Stated exercise: Extract only the first line of the listing and every line after it up to and including the one with "left_ytick_vals = [0, 20000, 40000, 60000, 80000, 100000]". Omit the pictures.
— start of Collected material —
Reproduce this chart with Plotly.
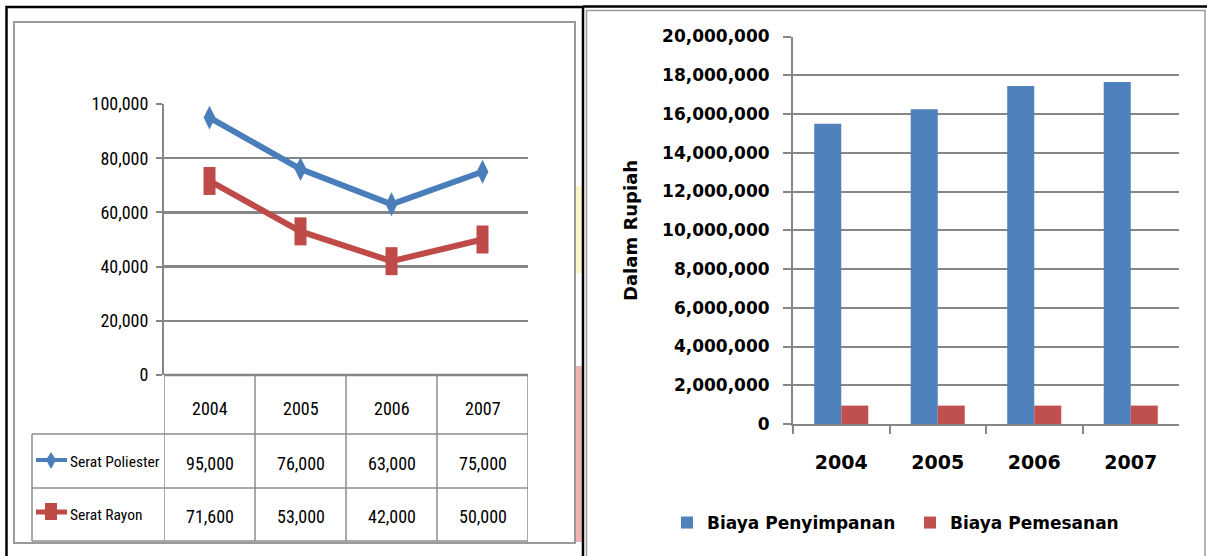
import plotly.graph_objects as go

W, H = 1207, 556

# ---------------- data ----------------
years = ['2004', '2005', '2006', '2007']
serat_poliester = [95000, 76000, 63000, 75000]
serat_rayon = [71600, 53000, 42000, 50000]
left_ytick_vals = [0, 20000, 40000, 60000, 80000, 100000]

biaya_penyimpanan = [15500000, 16250000, 17450000, 17650000]
biaya_pemesanan = [950000, 950000, 950000, 950000]
right_ytick_vals = list(range(0, 20000001, 2000000))

series_names_left = ['Serat Poliester', 'Serat Rayon']
series_names_right = ['Biaya Penyimpanan', 'Biaya Pemesanan']
y_title_right = 'Dalam Rupiah'

# ---------------- style ----------------
BLUE = '#4A7EBB'
RED = '#BE4B48'
BAR_BLUE = '#4F81BD'
BAR_RED = '#C0504D'
GRID = '#868686'
TBL = '#8C8C8C'
NARROW = 'Liberation Sans Narrow, Arial Narrow, Roboto Condensed, Liberation Sans, sans-serif'
WIDE = 'DejaVu Sans, Verdana, sans-serif'


def px(x):
    return x / W


def py(y):
    return 1 - y / H


def fmt(v):
    return f'{v:,}'


fig = go.Figure()

# left chart lines
fig.add_trace(go.Scatter(
    x=years, y=serat_poliester, mode='lines+markers', name=series_names_left[0],
    line=dict(color=BLUE, width=6),
    marker=dict(symbol='diamond-tall', size=17, color=BLUE),
    xaxis='x', yaxis='y', showlegend=False, hoverinfo='skip'))
fig.add_trace(go.Scatter(
    x=years, y=serat_rayon, mode='lines+markers', name=series_names_left[1],
    line=dict(color=RED, width=6),
    marker=dict(symbol='line-ns', size=20, color=RED, line=dict(color=RED, width=12)),
    xaxis='x', yaxis='y', showlegend=False, hoverinfo='skip'))

# right chart bars
fig.add_trace(go.Bar(
    x=years, y=biaya_penyimpanan, name=series_names_right[0],
    marker=dict(color=BAR_BLUE, line=dict(width=0)),
    xaxis='x2', yaxis='y2', legend='legend', hoverinfo='skip'))
fig.add_trace(go.Bar(
    x=years, y=biaya_pemesanan, name=series_names_right[1],
    marker=dict(color=BAR_RED, line=dict(width=0)),
    xaxis='x2', yaxis='y2', legend='legend2', hoverinfo='skip'))

shapes = []
annotations = []

# faint background watermark pieces visible between the panels
shapes.append(dict(type='rect', xref='paper', yref='paper', x0=px(576), x1=px(582),
                   y0=py(273), y1=py(186), fillcolor='#FBF6C8', line=dict(width=0), layer='below'))
shapes.append(dict(type='rect', xref='paper', yref='paper', x0=px(576), x1=px(582),
                   y0=py(542), y1=py(366), fillcolor='#F1B3B1', line=dict(width=0), layer='below'))

# panel borders
shapes.append(dict(type='rect', xref='paper', yref='paper',
                   x0=px(6.5), x1=px(583), y0=py(600), y1=py(7),
                   line=dict(color='black', width=2.5), layer='below'))
shapes.append(dict(type='line', xref='paper', yref='paper',
                   x0=px(583), x1=px(1207), y0=py(6.5), y1=py(6.5),
                   line=dict(color='black', width=2.5)))
shapes.append(dict(type='rect', xref='paper', yref='paper',
                   x0=px(14), x1=px(575), y0=py(543), y1=py(22),
                   line=dict(color='#9A9A9A', width=2), layer='below'))
shapes.append(dict(type='rect', xref='paper', yref='paper',
                   x0=px(586.5), x1=px(1205), y0=py(600), y1=py(10.5),
                   line=dict(color='#9A9A9A', width=1.5), layer='below'))

# data table under the left chart
row_lines = [375, 434, 488, 541]
for i, yy in enumerate(row_lines):
    if i == 0:
        shapes.append(dict(type='line', xref='x', yref='paper', x0=-0.5, x1=3.5,
                           y0=py(yy), y1=py(yy), line=dict(color=GRID, width=2.5)))
    else:
        shapes.append(dict(type='line', xref='paper', yref='paper', x0=px(32), x1=px(528),
                           y0=py(yy), y1=py(yy), line=dict(color=TBL, width=1.5)))
for k in range(len(years) + 1):
    shapes.append(dict(type='line', xref='x', yref='paper', x0=k - 0.5, x1=k - 0.5,
                       y0=py(375), y1=py(541), line=dict(color=TBL, width=1.5)))
shapes.append(dict(type='line', xref='paper', yref='paper', x0=px(32), x1=px(32),
                   y0=py(434), y1=py(541), line=dict(color=TBL, width=1.5)))

cell_font = dict(family=NARROW, size=18, color='black')
for i, yr in enumerate(years):
    annotations.append(dict(xref='x', yref='paper', x=i, y=py(408), text=yr,
                            xanchor='center', yanchor='middle', showarrow=False, font=cell_font))
    annotations.append(dict(xref='x', yref='paper', x=i, y=py(463), text=fmt(serat_poliester[i]),
                            xanchor='center', yanchor='middle', showarrow=False, font=cell_font))
    annotations.append(dict(xref='x', yref='paper', x=i, y=py(516), text=fmt(serat_rayon[i]),
                            xanchor='center', yanchor='middle', showarrow=False, font=cell_font))

# legend keys in table
for name, yy in zip(series_names_left, [462, 515]):
    annotations.append(dict(xref='paper', yref='paper', x=px(68), y=py(yy), text=name,
                            xanchor='left', yanchor='middle', showarrow=False,
                            font=dict(family=NARROW, size=15.5, color='black')))
shapes.append(dict(type='line', xref='paper', yref='paper', x0=px(36), x1=px(67),
                   y0=py(460), y1=py(460), line=dict(color=BLUE, width=4)))
shapes.append(dict(type='path', xref='paper', yref='paper',
                   path=f'M {px(51)},{py(452)} L {px(56)},{py(460)} L {px(51)},{py(469)} L {px(46)},{py(460)} Z',
                   fillcolor=BLUE, line=dict(width=0)))
shapes.append(dict(type='line', xref='paper', yref='paper', x0=px(36), x1=px(67),
                   y0=py(512), y1=py(512), line=dict(color=RED, width=5)))
shapes.append(dict(type='rect', xref='paper', yref='paper', x0=px(45), x1=px(57),
                   y0=py(520), y1=py(503), fillcolor=RED, line=dict(width=0)))

# right y-axis title
annotations.append(dict(xref='paper', yref='paper', x=px(630), y=py(231), text=y_title_right,
                        xanchor='center', yanchor='middle',
                        textangle=-90, showarrow=False,
                        font=dict(family=WIDE, size=18, color='black', weight='bold')))

fig.update_layout(
    template='none',
    width=W, height=H,
    margin=dict(l=0, r=0, t=0, b=0, pad=0, autoexpand=False),
    paper_bgcolor='white', plot_bgcolor='rgba(0,0,0,0)',
    barmode='group', bargap=0.44, bargroupgap=0,
    showlegend=True,
    xaxis=dict(domain=[px(164), px(528)], type='category', range=[-0.5, 3.5],
               showticklabels=False, showgrid=False, showline=False, zeroline=False,
               ticks='', anchor='y', fixedrange=True, automargin=False),
    yaxis=dict(domain=[py(375), py(104)], range=[0, 100000],
               tickvals=left_ytick_vals, ticktext=[fmt(v) for v in left_ytick_vals],
               showgrid=True, gridcolor=GRID, gridwidth=2.5,
               showline=True, linecolor=GRID, linewidth=2,
               ticks='outside', ticklen=6, tickwidth=2, tickcolor=GRID,
               ticklabelstandoff=4,
               zeroline=False, anchor='x', automargin=False,
               tickfont=dict(family=NARROW, size=18, color='black'), fixedrange=True),
    xaxis2=dict(domain=[px(793), px(1179)], type='category', range=[-0.5, 3.5],
                showline=True, linecolor=GRID, linewidth=2,
                ticks='outside', tickson='boundaries', ticklen=8, tickwidth=2, tickcolor=GRID,
                ticklabelstandoff=20,
                showgrid=False, zeroline=False, anchor='y2', automargin=False,
                tickfont=dict(family=WIDE, size=19, color='black', weight='bold'), fixedrange=True),
    yaxis2=dict(domain=[py(424), py(36.5)], range=[0, 20000000],
                tickvals=right_ytick_vals, ticktext=[fmt(v) for v in right_ytick_vals],
                showgrid=True, gridcolor=GRID, gridwidth=2,
                showline=True, linecolor=GRID, linewidth=2,
                ticks='outside', ticklen=8, tickwidth=2, tickcolor=GRID,
                ticklabelstandoff=10,
                zeroline=False, anchor='x2', automargin=False,
                tickfont=dict(family=WIDE, size=17, color='black', weight='bold'), fixedrange=True),
    legend=dict(x=px(667), y=py(523), xanchor='left', yanchor='middle',
                orientation='h', bgcolor='rgba(0,0,0,0)', borderwidth=0,
                font=dict(family=WIDE, size=17, color='black', weight='bold')),
    legend2=dict(x=px(910), y=py(523), xanchor='left', yanchor='middle',
                 orientation='h', bgcolor='rgba(0,0,0,0)', borderwidth=0,
                 font=dict(family=WIDE, size=17, color='black', weight='bold')),
    shapes=shapes,
    annotations=annotations,
)

fig.write_html('out.html', config={'displayModeBar': False, 'staticPlot': True})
— end of Collected material —
Result of this task:
Reproduce this chart with Plotly.
import plotly.graph_objects as go

W, H = 1207, 556

# ---------------- data ----------------
years = ['2004', '2005', '2006', '2007']
serat_poliester = [95000, 76000, 63000, 75000]
serat_rayon = [71600, 53000, 42000, 50000]
left_ytick_vals = [0, 20000, 40000, 60000, 80000, 100000]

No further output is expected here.